The now-extinct primate lived on the earth some 47 million years ago in the Eocene period.
The creature, nicknamed Ida after University of Oslo researcher Jorn Hurum's six-year-old daughter, was a female with four legs and a tail. It appears to be about nine or 10 months of age and was just under 60 centimetres from its head to the tip of its tail, the scientists said.
It is not a direct ancestor to humans or monkeys, but it did share some characteristics with higher primates worth examining, they said.
The primate, called Darwinius masillae, died at the margin of a volcanic lake in a rain forest in a region about 20 kilometres south of modern-day Frankfurt, Germany, near the town of Messel.
"We do not interpret Darwinius as anthropoid, but the adapoid primates it represents deserve more careful comparison with higher primates than they have received in the past," they wrote in the scientific journal PLoS One.
The fossil is also so well preserved that the scientists studying it believe its detail will help inform future discoveries of other primates from that era.

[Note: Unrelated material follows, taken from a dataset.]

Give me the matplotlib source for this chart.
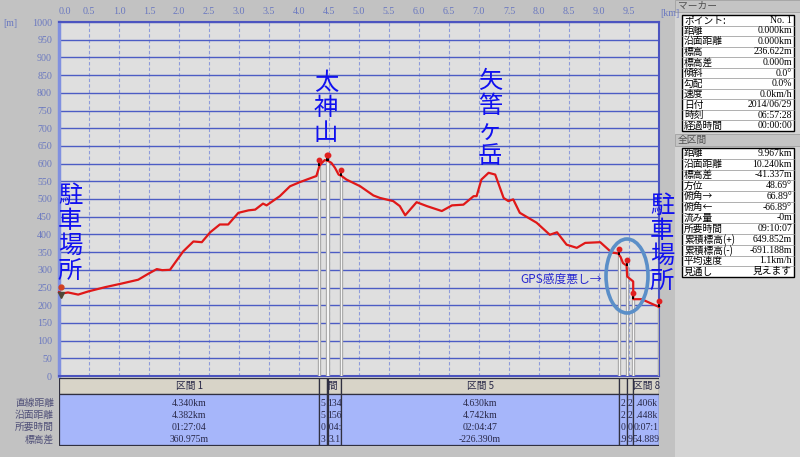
import numpy as np
import matplotlib
matplotlib.use('Agg')
import matplotlib.pyplot as plt
from matplotlib.patches import Rectangle, Ellipse

plt.rcParams['font.family'] = ['Noto Sans CJK JP', 'DejaVu Sans']

# 標高プロファイル (距離 km, 標高 m) - 画像から読み取り
dist_km = [0.00, 0.05, 0.15, 0.32, 0.49, 0.77, 1.04, 1.32, 1.49, 1.63, 1.72, 1.85,
           1.93, 2.07, 2.24, 2.38, 2.52, 2.68, 2.82, 2.99, 3.16, 3.27, 3.40, 3.46,
           3.68, 3.85, 4.02, 4.29, 4.34, 4.38, 4.43, 4.49, 4.54, 4.60, 4.66, 4.71,
           4.79, 5.02, 5.24, 5.35, 5.57, 5.68, 5.77, 5.96, 6.13, 6.38, 6.55, 6.74,
           6.91, 6.96, 7.04, 7.16, 7.27, 7.41, 7.49, 7.57, 7.68, 7.96, 8.18, 8.30,
           8.46, 8.63, 8.77, 9.02, 9.21, 9.32, 9.36, 9.40, 9.46, 9.47, 9.57, 9.57,
           9.71, 10.0]
elev_m = [237, 233, 236, 230, 239, 251, 261, 272, 289, 302, 299, 300,
          319, 352, 380, 378, 406, 428, 428, 461, 468, 470, 487, 482,
          508, 536, 548, 565, 593, 602, 610, 607, 602, 588, 569, 565,
          555, 536, 510, 503, 494, 480, 454, 491, 480, 466, 482, 484,
          508, 508, 555, 574, 569, 503, 494, 499, 461, 433, 399, 406,
          371, 362, 376, 378, 349, 346, 336, 319, 312, 281, 267, 217,
          217, 195]

# 区間の境界 (マーカー位置)
marker_km = [4.34, 4.46, 4.48, 4.70, 9.34, 9.46, 9.57, 10.0]
sec_edges = [0.0] + marker_km
sec_names = ['区間 1', '区間 2', '区間 3', '区間 4', '区間 5', '区間 6', '区間 7', '区間 8']
sec_straight = ['4.340km', '0.153km', '0.012km', '0.134km', '4.630km', '0.120km', '0.127km', '0.406km']
sec_surface = ['4.382km', '0.255km', '0.020km', '0.156km', '4.742km', '0.127km', '0.129km', '0.448km']
sec_time = ['01:27:04', '00:04:20', '00:00:20', '00:04:20', '02:04:47', '00:04:40', '00:04:40', '00:07:14']
sec_diff = ['360.975m', '19.310m', '3.100m', '-93.100m', '-226.390m', '-18.900m', '-8.950m', '-54.889m']
row_labels = ['直線距離', '沿面距離', '所要時間', '標高差']

marker_labels = ['ポイント:', '距離', '沿面距離', '標高', '標高差', '傾斜', '勾配',
                 '速度', '日付', '時刻', '経過時間']
marker_values = ['No. 1', '0.000km', '0.000km', '236.622m', '0.000m', '0.0°', '0.0%',
                 '0.0km/h', '2014/06/29', '06:57:28', '00:00:00']
total_labels = ['距離', '沿面距離', '標高差', '方位', '俯角→', '俯角←', '流み量',
                '所要時間', '累積標高(+)', '累積標高(-)', '平均速度', '見通し']
total_values = ['9.967km', '10.240km', '-41.337m', '48.69°', '66.89°', '-66.89°', '-0m',
                '09:10:07', '649.852m', '-691.188m', '1.1km/h', '見えます']

W, H = 800, 457
BG = '#c2c2c2'
SERIF = ['Liberation Serif', 'Noto Sans CJK JP']
ANNOT = '#1010f0'


def px_box(x0, y0, x1, y1):
    return [x0 / W, 1 - y1 / H, (x1 - x0) / W, (y1 - y0) / H]


def char_w(c):
    if ord(c) > 0x2000:
        return 9.5
    if c in '.:':
        return 2.5
    if c == ' ':
        return 2.5
    if c == 'm':
        return 7.6
    return 4.9


def fit_text(s, width_px):
    # 狭いセルでは中央部分だけ見える
    s = list(s)
    while s and sum(char_w(c) for c in s) > width_px + 2:
        if len(s) % 2:
            s = s[1:]
        else:
            s = s[:-1]
    return ''.join(s)


fig = plt.figure(figsize=(W / 100, H / 100), dpi=100, facecolor=BG)

# メインの標高グラフ
ax = fig.add_axes(px_box(59, 22, 659, 376))
ax.set_facecolor('#dfdfdf')
ax.set_xlim(0, 10)
ax.set_ylim(0, 1000)
xt = np.arange(0, 10.01, 0.5)
ax.set_xticks(xt)
ax.set_xticklabels(['%.1f' % v for v in xt[:-1]] + [''])
ax.set_yticks(np.arange(0, 1001, 50))
ax.xaxis.tick_top()
ax.tick_params(length=0, labelsize=7.2, labelcolor='#6a78c0')
ax.tick_params(axis='x', pad=4)
ax.tick_params(axis='y', pad=5)
for lbl in ax.get_xticklabels() + ax.get_yticklabels():
    lbl.set_family('Liberation Serif')
ax.get_xticklabels()[0].set_ha('left')
ax.grid(axis='y', color='#4c5cc4', lw=1.0)
ax.grid(axis='x', color='#8e9cdc', lw=0.8, ls=(0, (3, 2)))
ax.set_axisbelow(True)
for sp in ax.spines.values():
    sp.set_color('#4c54c0')
    sp.set_linewidth(1.5)
ax.spines['left'].set_color('#8090e0')
ax.spines['left'].set_linewidth(2.5)

mk_elev = np.interp(marker_km, dist_km, elev_m)
ax.vlines(marker_km, 0, mk_elev, color='#a8a8a8', lw=2.4, zorder=3)
ax.vlines(marker_km, 0, mk_elev, color='#f6f6f6', lw=0.8, zorder=3)
ax.plot(dist_km, elev_m, color='#e01818', lw=1.6, zorder=5, clip_on=False)
ax.vlines(marker_km, mk_elev, mk_elev + 14, color='black', lw=1.4, zorder=6, clip_on=False)
ax.plot(marker_km, mk_elev + 17, 'o', color='#e02020', ms=3.2, zorder=7, clip_on=False)
# スタート地点のアイコン
ax.plot([0.03], [252], 'o', color='#d04020', ms=3.5, zorder=7, clip_on=False)
ax.plot([0.03], [230], 'v', color='#504838', ms=5, zorder=7, clip_on=False)

# 区間テーブル
tab = fig.add_axes(px_box(59, 378, 659, 446))
tab.set_xlim(0, 10)
tab.set_ylim(446, 378)
tab.axis('off')
row_y = [403, 415, 427, 440]
for i in range(len(sec_names)):
    x0, x1 = sec_edges[i], sec_edges[i + 1]
    w_px = (x1 - x0) * 60
    tab.add_patch(Rectangle((x0, 378), x1 - x0, 16, fc='#d8d4c8', ec='#303040', lw=0.9))
    tab.add_patch(Rectangle((x0, 394), x1 - x0, 51, fc='#a6b6fa', ec='#303040', lw=0.9))
    xc = (x0 + x1) / 2
    items = [(386, fit_text(sec_names[i], w_px), ['Noto Sans CJK JP'])]
    cols = [sec_straight[i], sec_surface[i], sec_time[i], sec_diff[i]]
    items += [(y, fit_text(v, w_px), SERIF) for y, v in zip(row_y, cols)]
    for y, s, fam in items:
        if s:
            tab.text(xc, y, s, ha='center', va='center', fontsize=7, color='#282848',
                     family=fam)

# 注記などのオーバーレイ (ピクセル座標)
ov = fig.add_axes([0, 0, 1, 1], zorder=10)
ov.set_xlim(0, W)
ov.set_ylim(H, 0)
ov.axis('off')

ov.text(3, 24, '[m]', fontsize=7.2, color='#6a78c0', family='Liberation Serif', va='center')
ov.text(670, 13, '[km]', fontsize=7.2, color='#6a78c0', family='Liberation Serif',
        va='center', ha='center')
for y, s in zip(row_y, row_labels):
    ov.text(54, y, s, ha='right', va='center', fontsize=7, color='#505078')


def vtext(x, y0, s, step=25, size=17.5, color=ANNOT):
    for k, ch in enumerate(s):
        ov.text(x, y0 + k * step, ch, ha='center', va='center', fontsize=size, color=color)


vtext(70, 196, '駐車場所')
vtext(662, 206, '駐車場所')
vtext(326, 83, '太神山')
vtext(490, 81, '矢筈ヶ岳')
ov.text(561, 279, 'GPS感度悪し→', ha='center', va='center', fontsize=8.5, color='#2828d0')
ov.add_patch(Ellipse((627, 276), 42, 74, fill=False, ec='#5b8fc8', lw=2.6))

# 右側のパネル
ov.add_patch(Rectangle((675, 0), 125, H, fc='#d4d4d4', ec='none', zorder=0))
for y0, title in [(0, 'マーカー'), (134, '全区間')]:
    ov.add_patch(Rectangle((675, y0), 125, 12, fc='#c4c4c4', ec='#a0a0a0', lw=0.6, zorder=1))
    ov.text(678, y0 + 6, title, va='center', fontsize=7, color='#505050', zorder=2)


def panel(top, bottom, labels, values):
    ov.add_patch(Rectangle((682, top), 112, bottom - top, fc='white', ec='black', lw=1, zorder=1))
    step = (bottom - top) / len(labels)
    for k, (lab, val) in enumerate(zip(labels, values)):
        yc = top + (k + 0.5) * step
        if k > 0:
            ov.plot([682, 794], [top + k * step] * 2, color='#909090', lw=0.5, zorder=2)
        ov.text(684, yc, lab, va='center', fontsize=7, color='black', zorder=3)
        ov.text(792, yc, val, va='center', ha='right', fontsize=7, color='black',
                family=SERIF, zorder=3)


panel(15, 131, marker_labels, marker_values)
panel(148, 277, total_labels, total_values)

fig.savefig('out.png', dpi=100, facecolor=BG)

"She tells so many stories. We have just started the research on this fabulous specimen," said Hurum, of the University of Oslo Natural History Museum.
Private collectors first unearthed the fossil in 1983 and split and eventually sold two parts of the skeleton on separate plates.
The fossil has received almost as much attention for the promotion of the discovery as the discovery itself, as the New York Times dubbed the promotion "science for the Mediacene age."
The unveiling of the fossil at New York's Museum of Natural History on Tuesday was timed with the publication of the findings in the scientific journal, and to coincide with a documentary on the story of the fossil find that will later be shown on History, a cable TV show owned by A&E Television Networks. A book on the findings is also scheduled to be published.